Wer in den Geschichten auf 'Little Me Will Start A Storm' einige Übereinstimmung mit einer gewissen Band namens The Decemberists zu hören vermag, der liegt bestimmt nicht ganz falsch. Denn die beiden Musikkappellen sind miteinander befreundet - letztere unterstützt Loch Lomond immer mal wieder mit einigen Ratschlägen oder nimmt sie als Vorband mit auf Tour. Und das hat den Damen und Herren aus Portland mit Sicherheit gut getan. Denn mit The Decemberists haben sie die Könige der Geschichtenerzähler erwischt. Dies soll jedoch nicht heißen, Loch Lomond würden wie eine verdünnte Version der Decemberists klingen - ganz und gar nicht. Sie klingen ganz anders. Nur merkt man ihnen diesen besonderen Umgang mit dem Inhalt ihrer Lieder an, der sonst nur bei Bands wie eben The Decemberists zu finden ist.

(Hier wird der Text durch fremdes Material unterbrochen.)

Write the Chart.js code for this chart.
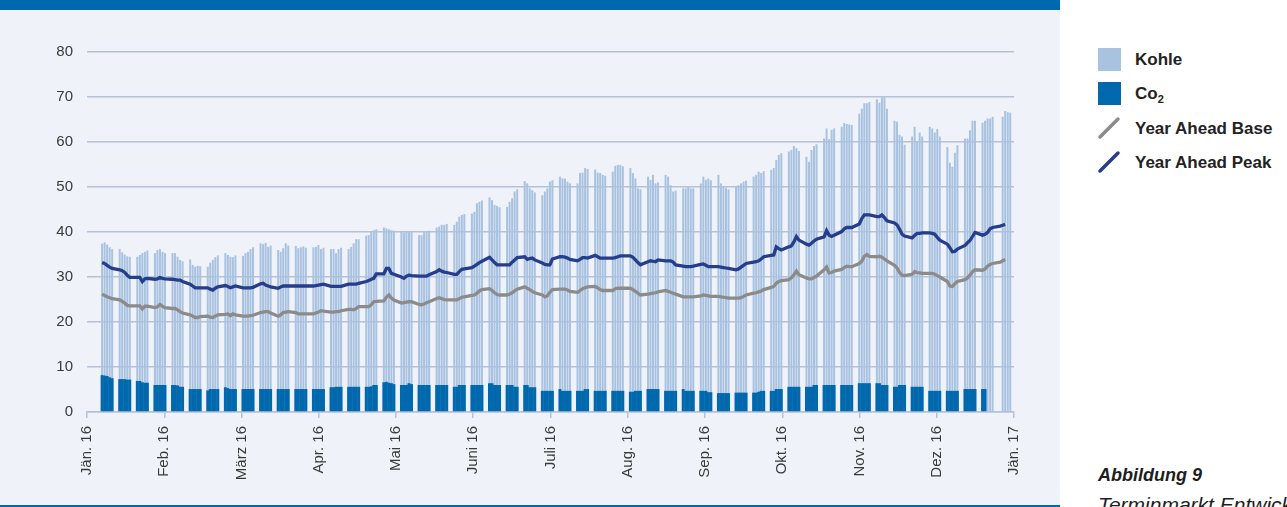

Man wünscht diesen symmpathischen Menschen, dass sie gehört und erhört werden. Tausendfach. Ach, hunderttausendfach. Denn sie klingen so anders. Und doch so vertraut. Hat man das Album einmal gehört, lässt es nicht mehr los. Es ist ein Teil von dir selbst geworden. Und es berührt. Auf wunderschönste Art und Weise.
"And all 6000 man can't be wrong" singt Ritchie Young im grande finale von 'Little Me Will Start A Storm', 'Alice Left With Stockings and Earrings'. Wir hoffen, dass er Recht hat. Dass diese Leute (selbst bei dieser beachtlichen Anzahl eine Minderheit) einmal Recht bekommen. Auch wenn dies oft nicht der Fall ist.
Und dass seine Band von mehr als 6000 Menschen gehört und, ja, gefeiert wird.